What this task involves: Set down each line of the material that follows, exactly, with no pictures.

--- start Information shown ---

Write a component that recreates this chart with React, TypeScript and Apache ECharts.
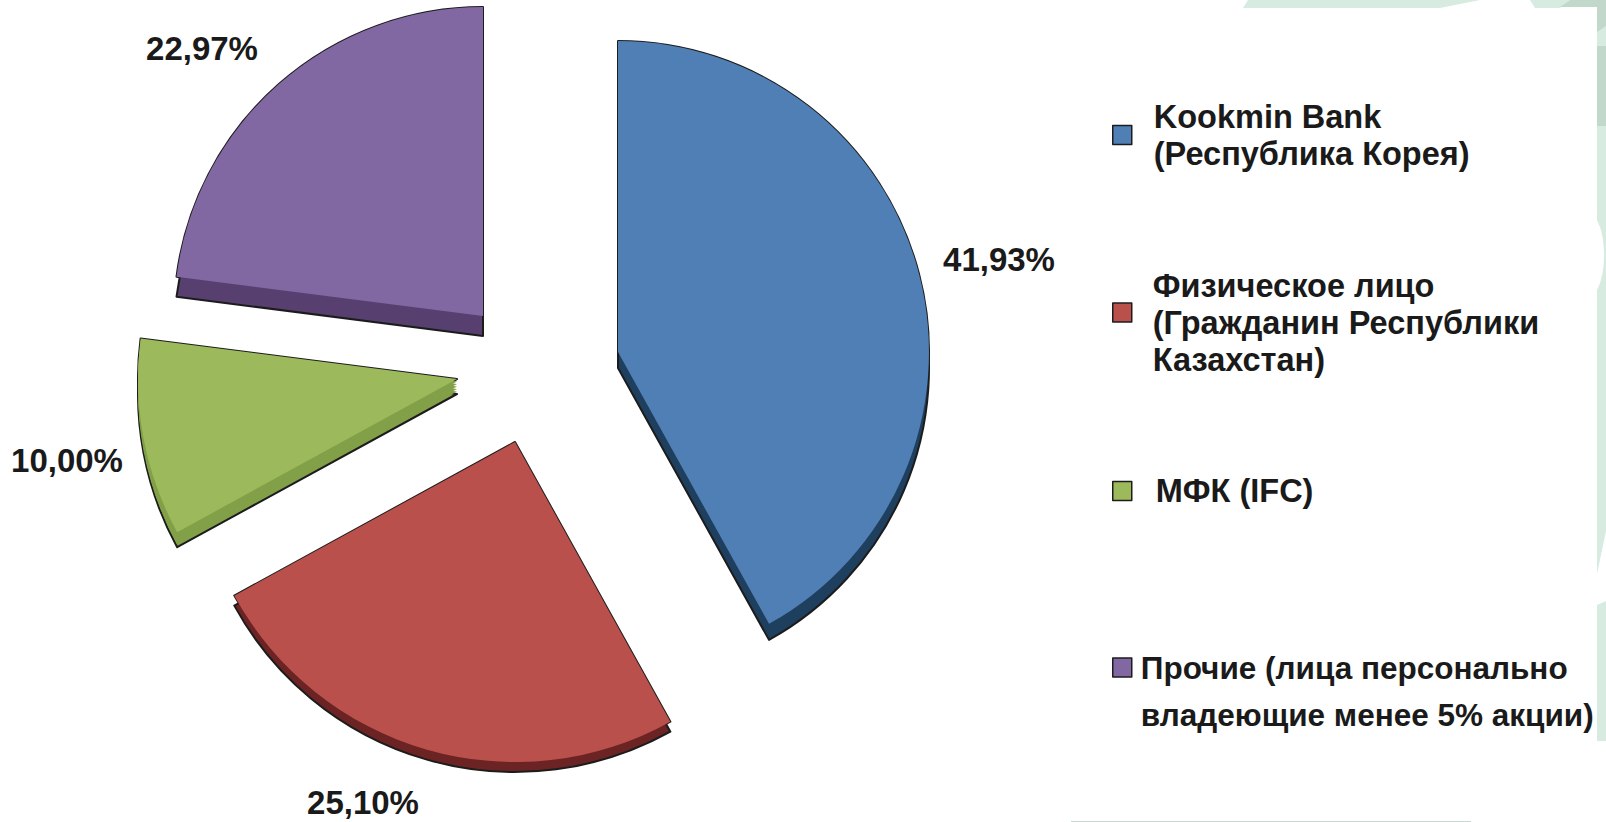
import React, { useEffect, useRef } from "react";
import * as echarts from "echarts";

const categories = [
  "Kookmin Bank\n(Республика Корея)",
  "Физическое лицо\n(Гражданин Республики\nКазахстан)",
  "МФК (IFC)",
  "Прочие (лица персонально\nвладеющие менее 5% акции)",
];
const shares = [41.93, 25.1, 10.0, 22.97];
const faceColors = ["#4f7fb5", "#b9504c", "#9cba5b", "#8268a3"];
const sideColors = ["#1f3f5f", "#6b2423", "#82a048", "#57406f"];
const centers = [[618, 352], [515, 442], [457, 379], [483, 316]];
const radii = [311, 320, 319, 309];
const depths = [16, 10, 15, 20];
const sweepCopies = [0, 0, 5, 0];
const labelSpots = [[999, 259], [363, 802], [67, 460], [202, 48]];

const legendSpec = [
  { left: 1112, top: 98, size: 32.5, lh: 37, gap: 17, lead: 0 },
  { left: 1112, top: 247, size: 32.5, lh: 37, gap: 16, lead: 20 },
  { left: 1112, top: 474, size: 32.5, lh: 34, gap: 19, lead: 0 },
  { left: 1112, top: 597, size: 31.5, lh: 47, gap: 4, lead: 47 },
];

const LIGHT = "#d8ebe0";
const DARK = "#c2d8ca";

function background() {
  const poly = (points: number[][], fill: string) => ({ type: "polygon", silent: true, shape: { points }, style: { fill } });
  return [
    poly([[1248, 0], [1480, 0], [1440, 8], [1243, 8]], LIGHT),
    poly([[1530, 0], [1570, 0], [1560, 8], [1535, 8]], LIGHT),
    poly([[1570, 0], [1606, 0], [1606, 126], [1597, 126], [1597, 7], [1560, 7]], DARK),
    poly([[1597, 32], [1606, 26], [1606, 46], [1597, 46]], LIGHT),
    poly([[1597, 126], [1606, 126], [1606, 531], [1597, 574]], LIGHT),
    poly([[1597, 605], [1606, 601], [1606, 741], [1597, 741]], LIGHT),
    { type: "ellipse", silent: true, shape: { cx: 1590, cy: 255, rx: 14, ry: 40 }, style: { fill: "#ffffff" } },
    { type: "rect", silent: true, shape: { x: 1071, y: 821, width: 400, height: 1 }, style: { fill: "#c5dcd0" } },
  ];
}

type Layer = "outline" | "side" | "sweep" | "face";

function sliceSeries(i: number, layer: Layer, drop = 0, z = 2) {
  const before = shares.slice(0, i).reduce((a, b) => a + b, 0);
  const total = shares.reduce((a, b) => a + b, 0);
  const [cx, cy] = centers[i];
  const border = "#1c1c1c";
  const isFace = layer === "face";
  return {
    type: "pie",
    silent: true,
    z,
    center: [cx, cy + drop],
    radius: radii[i],
    startAngle: (((90 - (before / total) * 360) % 360) + 360) % 360,
    clockwise: true,
    avoidLabelOverlap: false,
    emphasis: { disabled: true },
    labelLine: { show: false },
    label: isFace
      ? {
          show: true,
          position: "outside",
          fontFamily: "Liberation Sans",
          fontWeight: "bold",
          fontSize: 33,
          color: "#1a1a1a",
          formatter: (p: any) => p.value.toFixed(2).replace(".", ",") + "%",
        }
      : { show: false },
    labelLayout: isFace
      ? { x: labelSpots[i][0], y: labelSpots[i][1], align: "center", verticalAlign: "middle" }
      : undefined,
    data: [
      {
        value: shares[i],
        name: isFace ? categories[i] : "",
        itemStyle: isFace
          ? { color: faceColors[i], borderWidth: 0 }
          : layer === "sweep"
          ? { color: sideColors[i], borderWidth: 0 }
          : { color: sideColors[i], borderColor: border, borderWidth: 2 },
      },
      {
        value: total - shares[i],
        name: " ",
        itemStyle: { color: "rgba(0,0,0,0)", borderWidth: 0 },
        label: { show: false },
        labelLine: { show: false },
      },
    ],
  };
}

function sliceLayers(i: number) {
  const sweep = [];
  const n = sweepCopies[i];
  for (let k = n; k >= 1; k--) {
    sweep.push(sliceSeries(i, "sweep", (depths[i] * k) / (n + 1), 3));
  }
  return [
    sliceSeries(i, "outline", 0, 2),
    sliceSeries(i, "side", depths[i], 3),
    ...sweep,
    sliceSeries(i, "face", 0, 4),
  ];
}

export default function App() {
  const ref = useRef<HTMLDivElement>(null);
  useEffect(() => {
    const chart = echarts.init(ref.current!, undefined, { renderer: "svg" });
    chart.setOption({
      animation: false,
      backgroundColor: "#ffffff",
      graphic: { elements: background() },
      legend: categories.map((name, i) => {
        const s = legendSpec[i];
        const base = { fontFamily: "Liberation Sans", fontWeight: "bold", fontSize: s.size, lineHeight: s.lh, color: "#1a1a1a" };
        return {
          show: true,
          data: [name],
          left: s.left,
          top: s.top,
          padding: 0,
          icon: "rect",
          itemWidth: 19,
          itemHeight: 19,
          selectedMode: false,
          itemStyle: { borderColor: "#1c1c1c", borderWidth: 1.5 },
          formatter: (n: string) => {
            const lines = n.split("\n").map((l) => `{t|${l}}`);
            return (s.lead ? ["{s| }"] : []).concat(lines).join("\n");
          },
          textStyle: {
            ...base,
            padding: [0, 0, 0, s.gap],
            rich: {
              t: base,
              s: { fontSize: 4, lineHeight: s.lead || 1 },
            },
          },
        };
      }),
      series: shares.flatMap((_, i) => sliceLayers(i)),
    });
    return () => chart.dispose();
  }, []);
  return <div ref={ref} style={{ position: "fixed", left: 0, top: 0, width: 1606, height: 822 }} />;
}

--- end Information shown ---

Task answer:
Write a component that recreates this chart with React, TypeScript and Apache ECharts.
import React, { useEffect, useRef } from "react";
import * as echarts from "echarts";

const categories = [
  "Kookmin Bank\n(Республика Корея)",
  "Физическое лицо\n(Гражданин Республики\nКазахстан)",
  "МФК (IFC)",
  "Прочие (лица персонально\nвладеющие менее 5% акции)",
];
const shares = [41.93, 25.1, 10.0, 22.97];
const faceColors = ["#4f7fb5", "#b9504c", "#9cba5b", "#8268a3"];
const sideColors = ["#1f3f5f", "#6b2423", "#82a048", "#57406f"];
const centers = [[618, 352], [515, 442], [457, 379], [483, 316]];
const radii = [311, 320, 319, 309];
const depths = [16, 10, 15, 20];
const sweepCopies = [0, 0, 5, 0];
const labelSpots = [[999, 259], [363, 802], [67, 460], [202, 48]];

const legendSpec = [
  { left: 1112, top: 98, size: 32.5, lh: 37, gap: 17, lead: 0 },
  { left: 1112, top: 247, size: 32.5, lh: 37, gap: 16, lead: 20 },
  { left: 1112, top: 474, size: 32.5, lh: 34, gap: 19, lead: 0 },
  { left: 1112, top: 597, size: 31.5, lh: 47, gap: 4, lead: 47 },
];

const LIGHT = "#d8ebe0";
const DARK = "#c2d8ca";

function background() {
  const poly = (points: number[][], fill: string) => ({ type: "polygon", silent: true, shape: { points }, style: { fill } });
  return [
    poly([[1248, 0], [1480, 0], [1440, 8], [1243, 8]], LIGHT),
    poly([[1530, 0], [1570, 0], [1560, 8], [1535, 8]], LIGHT),
    poly([[1570, 0], [1606, 0], [1606, 126], [1597, 126], [1597, 7], [1560, 7]], DARK),
    poly([[1597, 32], [1606, 26], [1606, 46], [1597, 46]], LIGHT),
    poly([[1597, 126], [1606, 126], [1606, 531], [1597, 574]], LIGHT),
    poly([[1597, 605], [1606, 601], [1606, 741], [1597, 741]], LIGHT),
    { type: "ellipse", silent: true, shape: { cx: 1590, cy: 255, rx: 14, ry: 40 }, style: { fill: "#ffffff" } },
    { type: "rect", silent: true, shape: { x: 1071, y: 821, width: 400, height: 1 }, style: { fill: "#c5dcd0" } },
  ];
}

type Layer = "outline" | "side" | "sweep" | "face";

function sliceSeries(i: number, layer: Layer, drop = 0, z = 2) {
  const before = shares.slice(0, i).reduce((a, b) => a + b, 0);
  const total = shares.reduce((a, b) => a + b, 0);
  const [cx, cy] = centers[i];
  const border = "#1c1c1c";
  const isFace = layer === "face";
  return {
    type: "pie",
    silent: true,
    z,
    center: [cx, cy + drop],
    radius: radii[i],
    startAngle: (((90 - (before / total) * 360) % 360) + 360) % 360,
    clockwise: true,
    avoidLabelOverlap: false,
    emphasis: { disabled: true },
    labelLine: { show: false },
    label: isFace
      ? {
          show: true,
          position: "outside",
          fontFamily: "Liberation Sans",
          fontWeight: "bold",
          fontSize: 33,
          color: "#1a1a1a",
          formatter: (p: any) => p.value.toFixed(2).replace(".", ",") + "%",
        }
      : { show: false },
    labelLayout: isFace
      ? { x: labelSpots[i][0], y: labelSpots[i][1], align: "center", verticalAlign: "middle" }
      : undefined,
    data: [
      {
        value: shares[i],
        name: isFace ? categories[i] : "",
        itemStyle: isFace
          ? { color: faceColors[i], borderWidth: 0 }
          : layer === "sweep"
          ? { color: sideColors[i], borderWidth: 0 }
          : { color: sideColors[i], borderColor: border, borderWidth: 2 },
      },
      {
        value: total - shares[i],
        name: " ",
        itemStyle: { color: "rgba(0,0,0,0)", borderWidth: 0 },
        label: { show: false },
        labelLine: { show: false },
      },
    ],
  };
}

function sliceLayers(i: number) {
  const sweep = [];
  const n = sweepCopies[i];
  for (let k = n; k >= 1; k--) {
    sweep.push(sliceSeries(i, "sweep", (depths[i] * k) / (n + 1), 3));
  }
  return [
    sliceSeries(i, "outline", 0, 2),
    sliceSeries(i, "side", depths[i], 3),
    ...sweep,
    sliceSeries(i, "face", 0, 4),
  ];
}

export default function App() {
  const ref = useRef<HTMLDivElement>(null);
  useEffect(() => {
    const chart = echarts.init(ref.current!, undefined, { renderer: "svg" });
    chart.setOption({
      animation: false,
      backgroundColor: "#ffffff",
      graphic: { elements: background() },
      legend: categories.map((name, i) => {
        const s = legendSpec[i];
        const base = { fontFamily: "Liberation Sans", fontWeight: "bold", fontSize: s.size, lineHeight: s.lh, color: "#1a1a1a" };
        return {
          show: true,
          data: [name],
          left: s.left,
          top: s.top,
          padding: 0,
          icon: "rect",
          itemWidth: 19,
          itemHeight: 19,
          selectedMode: false,
          itemStyle: { borderColor: "#1c1c1c", borderWidth: 1.5 },
          formatter: (n: string) => {
            const lines = n.split("\n").map((l) => `{t|${l}}`);
            return (s.lead ? ["{s| }"] : []).concat(lines).join("\n");
          },
          textStyle: {
            ...base,
            padding: [0, 0, 0, s.gap],
            rich: {
              t: base,
              s: { fontSize: 4, lineHeight: s.lead || 1 },
            },
          },
        };
      }),
      series: shares.flatMap((_, i) => sliceLayers(i)),
    });
    return () => chart.dispose();
  }, []);
  return <div ref={ref} style={{ position: "fixed", left: 0, top: 0, width: 1606, height: 822 }} />;
}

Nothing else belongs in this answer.